THROWING STONES: As many of you heard two days ago, Philip Johnson, the unofficial dean of the American architecture establishment, died Wednesday, or possibly Tuesday night, at the tender age of one jillion. For those of you who believe that one should speak no ill of the dead, Johnson was probably best known for the AT&T building, which reintroduced the purely ornamental sculptural top to the modern skyscraper form. His most well-received work, however, may have been his first: his own home in New Canaan, a small glass box (minimally framed in steel atop a narrow brick-fronted concrete slab) on a low grassy hill punctuated with trees. Although the materials are thoroughly modern, the transparency and apparent weightlessness of the house draw the natural surroundings into and through the structure. Makes for pretty pictures and probably a neat place to do the NYT crossword on a spring morning.

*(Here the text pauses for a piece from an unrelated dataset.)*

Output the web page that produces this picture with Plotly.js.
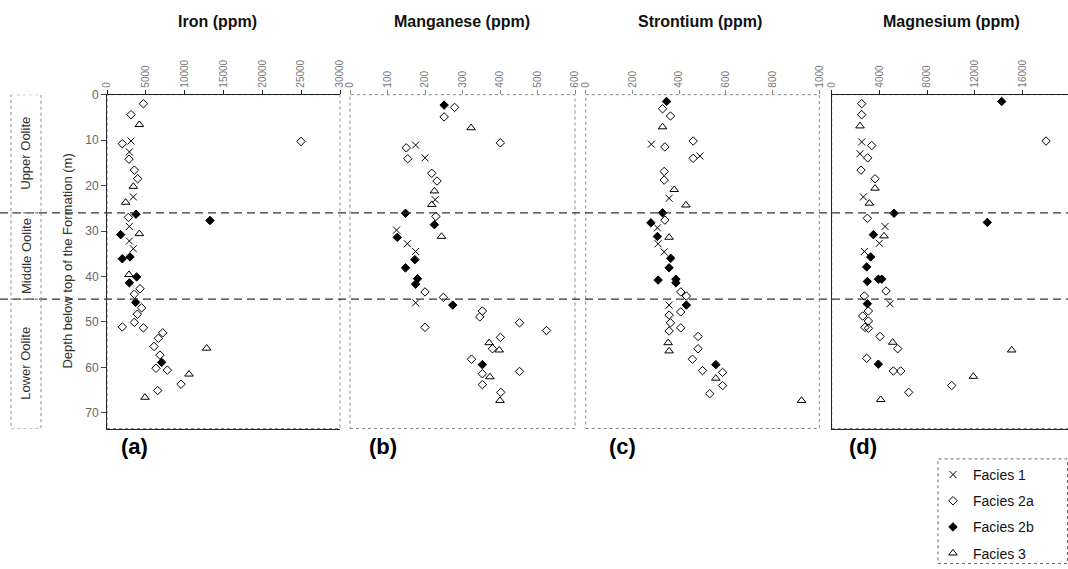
<!DOCTYPE html>
<html><head><meta charset="utf-8">
<script src="https://cdn.plot.ly/plotly-3.0.1.min.js"></script>
<style>html,body{margin:0;padding:0;overflow:hidden;background:#fff}#chart{width:1071px;height:569px}</style>
</head><body><div id="chart"></div><script>
// ---------------- DATA ----------------
const panelTitles = ['Iron (ppm)', 'Manganese (ppm)', 'Strontium (ppm)', 'Magnesium (ppm)'];
const panelLetters = ['(a)', '(b)', '(c)', '(d)'];
const faciesNames = ['Facies 1', 'Facies 2a', 'Facies 2b', 'Facies 3'];
const unitNames = ['Upper Oolite', 'Middle Oolite', 'Lower Oolite'];
const unitTops = [0, 26, 45];
const unitBases = [26, 45, 73.45];
const depthTicks = [0, 10, 20, 30, 40, 50, 60, 70];
const ironTicks = [0, 5000, 10000, 15000, 20000, 25000, 30000];
const mnTicks = [0, 100, 200, 300, 400, 500, 600];
const srTicks = [0, 200, 400, 600, 800, 1000];
const mgTicks = [0, 4000, 8000, 12000, 16000, 20000];

// Iron
const ironF1_depth = [10.2, 12.6, 22.5, 29.0, 32.2, 33.9];
const ironF1 = [3090, 2880, 3390, 2880, 2880, 3390];
const ironF2a_depth = [2.0, 4.4, 10.3, 10.8, 14.2, 16.6, 18.5, 27.0, 42.7, 43.9, 46.9, 48.3, 50.1, 51.1, 51.3, 52.4, 53.6, 55.4, 57.3, 60.2, 60.6, 63.7, 65.1];
const ironF2a = [4680, 3090, 24980, 1970, 2830, 3520, 3950, 2750, 4250, 3520, 4460, 3910, 3520, 1970, 4680, 7170, 6610, 6050, 6820, 6310, 7770, 9530, 6520];
const ironF2b_depth = [26.3, 27.7, 30.8, 35.7, 36.1, 40.1, 41.4, 45.7, 58.9];
const ironF2b = [3730, 13260, 1760, 2960, 1970, 3820, 2880, 3690, 7040];
const ironF3_depth = [6.6, 20.2, 23.7, 30.6, 39.6, 55.8, 61.5, 66.6];
const ironF3 = [4160, 3390, 2400, 4160, 2830, 12830, 10560, 4890];

// Manganese
const mnF1_depth = [11.1, 13.9, 23.1, 29.8, 32.8, 34.5, 45.8];
const mnF1 = [175, 200, 227, 124, 153, 175, 175];
const mnF2a_depth = [2.8, 4.9, 10.6, 11.7, 14.1, 17.3, 19.0, 26.8, 43.4, 44.6, 47.6, 48.9, 50.2, 51.2, 51.9, 53.4, 55.9, 58.2, 60.9, 61.4, 63.8, 65.5];
const mnF2a = [279, 251, 401, 150, 154, 218, 232, 229, 200, 249, 353, 346, 452, 200, 524, 401, 380, 324, 452, 353, 353, 402];
const mnF2b_depth = [2.3, 26.1, 28.6, 31.4, 36.3, 38.1, 40.5, 41.7, 46.3, 59.4];
const mnF2b = [251, 148, 225, 126, 173, 148, 180, 175, 274, 353];
const mnF3_depth = [7.3, 21.2, 24.2, 31.2, 54.6, 56.2, 62.1, 67.3];
const mnF3 = [323, 225, 218, 244, 371, 398, 373, 400];

// Strontium
const srF1_depth = [10.9, 13.5, 22.8, 29.3, 32.8, 34.6, 46.3];
const srF1 = [281, 489, 357, 307, 310, 336, 357];
const srF2a_depth = [3.1, 4.7, 10.2, 11.5, 14.0, 16.9, 18.8, 27.6, 43.4, 44.3, 47.8, 48.5, 50.2, 51.3, 52.0, 53.2, 55.9, 58.2, 60.7, 61.1, 64.0, 65.8];
const srF2a = [329, 363, 460, 339, 460, 336, 336, 339, 407, 431, 407, 357, 363, 407, 357, 481, 481, 457, 500, 586, 586, 531];
const srF2b_depth = [1.5, 26.0, 28.2, 31.2, 36.0, 38.1, 40.6, 40.8, 41.4, 46.3, 59.4];
const srF2b = [346, 329, 279, 307, 364, 357, 386, 310, 386, 431, 557];
const srF3_depth = [7.1, 20.9, 24.3, 31.4, 54.6, 56.4, 62.4, 67.3];
const srF3 = [329, 379, 429, 357, 353, 357, 557, 924];

// Magnesium
const mgF1_depth = [10.4, 13.0, 22.5, 29.0, 32.7, 34.5, 46.0];
const mgF1 = [2517, 2378, 2657, 4476, 4000, 2741, 4895];
const mgF2a_depth = [2.0, 4.4, 10.2, 11.2, 13.9, 16.6, 18.5, 27.2, 43.2, 44.3, 47.6, 48.7, 49.8, 51.2, 51.4, 53.2, 55.9, 58.0, 60.8, 60.8, 64.0, 65.5];
const mgF2a = [2517, 2517, 17986, 3357, 3021, 2462, 3636, 2993, 4559, 2741, 3077, 2601, 3077, 2797, 3077, 4056, 5538, 2937, 5175, 5790, 10070, 6462];
const mgF2b_depth = [1.5, 26.1, 28.1, 30.8, 35.7, 37.9, 40.6, 40.6, 41.1, 46.0, 59.3];
const mgF2b = [14266, 5231, 13063, 3497, 3273, 2937, 3916, 4196, 2993, 2993, 3916];
const mgF3_depth = [6.9, 20.6, 23.9, 31.1, 54.5, 56.2, 62.0, 67.1];
const mgF3 = [2378, 3636, 3161, 4392, 5119, 15105, 11888, 4112];

// ---------------- LAYOUT / STYLE ----------------
const W = 1071, H = 569;
const fx = v => v / W;
const fy = v => 1 - v / H;
const FONT = 'Liberation Sans, Arial, sans-serif';

const panels = [
  {depths: [ironF1_depth, ironF2a_depth, ironF2b_depth, ironF3_depth], vals: [ironF1, ironF2a, ironF2b, ironF3], ticks: ironTicks, range: [0, 30000], px: [107, 340], solid: true, titleX: 217, letterX: 119},
  {depths: [mnF1_depth, mnF2a_depth, mnF2b_depth, mnF3_depth], vals: [mnF1, mnF2a, mnF2b, mnF3], ticks: mnTicks, range: [0, 600], px: [350, 575], solid: false, titleX: 462, letterX: 367},
  {depths: [srF1_depth, srF2a_depth, srF2b_depth, srF3_depth], vals: [srF1, srF2a, srF2b, srF3], ticks: srTicks, range: [0, 1000], px: [585.7, 819.3], solid: false, titleX: 700, letterX: 607},
  {depths: [mgF1_depth, mgF2a_depth, mgF2b_depth, mgF3_depth], vals: [mgF1, mgF2a, mgF2b, mgF3], ticks: mgTicks, range: [0, 20000], px: [831.7, 1070], solid: true, titleX: 951, letterX: 847}
];

const markerStyles = [
  {symbol: 'x-thin-open', size: 7, color: '#000', line: {color: '#000', width: 1}},
  {symbol: 'diamond-open', size: 6.5, color: '#000', line: {color: '#000', width: 1}},
  {symbol: 'diamond', size: 6.5, color: '#000', line: {color: '#000', width: 1}},
  {symbol: 'triangle-up-open', size: 7.5, color: '#000', line: {color: '#000', width: 1}}
];

const TOP = 95.5, BOT = 432.3;
const yDomain = [fy(BOT), fy(TOP)];
const yRange = [73.45, 0];

const traces = [];
panels.forEach((p, i) => {
  const k = i === 0 ? '' : String(i + 1);
  faciesNames.forEach((name, j) => {
    traces.push({
      type: 'scatter', mode: 'markers',
      x: p.vals[j], y: p.depths[j],
      xaxis: 'x' + k, yaxis: 'y' + k,
      name: name, legendgroup: name,
      showlegend: i === 0,
      marker: markerStyles[j],
      cliponaxis: false,
      hoverinfo: 'x+y'
    });
  });
});

const layout = {
  width: W, height: H,
  margin: {l: 0, r: 0, t: 0, b: 0},
  paper_bgcolor: '#fff', plot_bgcolor: 'rgba(0,0,0,0)',
  font: {family: FONT, color: '#000'},
  showlegend: true,
  legend: {
    x: fx(933), y: fy(463), xanchor: 'left', yanchor: 'top',
    bgcolor: 'rgba(0,0,0,0)', borderwidth: 0,
    font: {family: FONT, size: 14, color: '#111'},
    traceorder: 'grouped', tracegroupgap: 5, itemwidth: 30
  },
  shapes: [], annotations: []
};

panels.forEach((p, i) => {
  const k = i === 0 ? '' : String(i + 1);
  const xa = {
    domain: [fx(p.px[0]), fx(p.px[1])],
    range: p.range, side: 'top', anchor: 'y' + k,
    tickmode: 'array', tickvals: p.ticks, ticktext: p.ticks.map(String),
    tickangle: -90, ticks: 'outside', ticklen: 4, tickcolor: p.solid ? '#222' : '#888',
    tickfont: {family: FONT, size: 10, color: '#777'},
    showgrid: false, zeroline: false,
    showline: p.solid, linecolor: '#222', linewidth: 1, mirror: p.solid,
    fixedrange: true
  };
  const ya = {
    domain: yDomain, range: yRange, anchor: 'x' + k,
    showgrid: false, zeroline: false, fixedrange: true,
    showline: p.solid, linecolor: '#222', linewidth: 1
  };
  if (i === 0) {
    Object.assign(ya, {
      tickmode: 'array', tickvals: depthTicks, ticktext: depthTicks.map(String),
      ticks: 'outside', ticklen: 5, tickcolor: '#444',
      tickfont: {family: FONT, size: 12, color: '#666'}
    });
  } else {
    Object.assign(ya, {showticklabels: false, ticks: ''});
  }
  layout['xaxis' + k] = xa;
  layout['yaxis' + k] = ya;

  // dotted frame
  layout.shapes.push({
    type: 'rect', xref: 'x' + k + ' domain', yref: 'y' + k + ' domain',
    x0: 0, x1: 1, y0: 0, y1: 1,
    line: {color: '#888', width: 1, dash: 'dot'}, layer: 'below'
  });

  // panel title
  layout.annotations.push({
    xref: 'paper', yref: 'paper', x: fx(p.titleX), y: fy(22),
    xanchor: 'center', yanchor: 'middle', showarrow: false,
    text: '<b>' + panelTitles[i] + '</b>',
    font: {family: FONT, size: 16, color: '#111'}
  });
  // panel letter
  layout.annotations.push({
    xref: 'paper', yref: 'paper', x: fx(p.letterX), y: fy(450),
    xanchor: 'left', yanchor: 'middle', showarrow: false,
    text: '<b>' + panelLetters[i] + '</b>',
    font: {family: FONT, size: 22, color: '#000'}
  });
});

// unit boundaries (dashed lines across whole figure)
[26, 45].forEach(d => {
  layout.shapes.push({
    type: 'line', xref: 'paper', yref: 'y', x0: 0, x1: 1, y0: d, y1: d,
    line: {color: '#333', width: 1.2, dash: '8px,5px'}, layer: 'above'
  });
});

// unit boxes and labels
unitNames.forEach((u, i) => {
  layout.shapes.push({
    type: 'rect', xref: 'paper', yref: 'y', x0: fx(11), x1: fx(41),
    y0: unitTops[i], y1: unitBases[i],
    line: {color: '#888', width: 1, dash: 'dot'}
  });
  layout.annotations.push({
    xref: 'paper', yref: 'y', x: fx(26), y: (unitTops[i] + unitBases[i]) / 2,
    xanchor: 'center', yanchor: 'middle', showarrow: false, textangle: -90,
    text: u, font: {family: FONT, size: 13, color: '#333'}
  });
});

// y-axis title
layout.annotations.push({
  xref: 'paper', yref: 'paper', x: fx(68), y: (yDomain[0] + yDomain[1]) / 2,
  xanchor: 'center', yanchor: 'middle', showarrow: false, textangle: -90,
  text: 'Depth below top of the Formation (m)',
  font: {family: FONT, size: 13, color: '#333'}
});

// legend box
layout.shapes.push({
  type: 'rect', xref: 'paper', yref: 'paper', x0: fx(938), x1: fx(1067.5),
  y0: fy(568.5), y1: fy(463),
  line: {color: '#666', width: 1, dash: 'dot'}
});

Plotly.newPlot('chart', traces, layout, {displayModeBar: false, staticPlot: true});
</script></body></html>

For those of you who don't care about speaking ill of the dead, I will add that Johnson is one of those architects who feed the myth that the only important thing about a building is how it looks from the outside. His glass house is beautiful, but glass transfers heat (and cold), so the house is uninhabitable all winter and on most hot days. Johnson's skyscrapers also (necessarily) focused on the skin of a building, leaving the innards to be carved up by the developers and tenants.

Johnson was also a Big Idea guy (not one Big Idea -- I would say that he was the Madonna of architecture, except that there were others who fit the bill) whose big ideas didn't always translate. The idea of blowing up smaller architectural forms to skyscraper scale, for example, never did it for me -- things that feel perfectly normal when properly scaled to the human body can look grotesque (and childishly simple) when just blown up to 50x scale. The glass house creates two completely different kinds of theoretical problems. One is that you can take the transparency only so far -- even Johnson wanted his toilet hidden in a brick cylinder. The other is that the transparency is false -- easy to build a glass house where distance creates the privacy that walls don't; harder to do it in Park Slope.

One other thing about Johnson: his greatest work was a ripoff of Mies's Farnsworth House, which is superior because of the way it seems to float. There are a ton of other interesting things about Johnson, but I'll stick to the architecture here.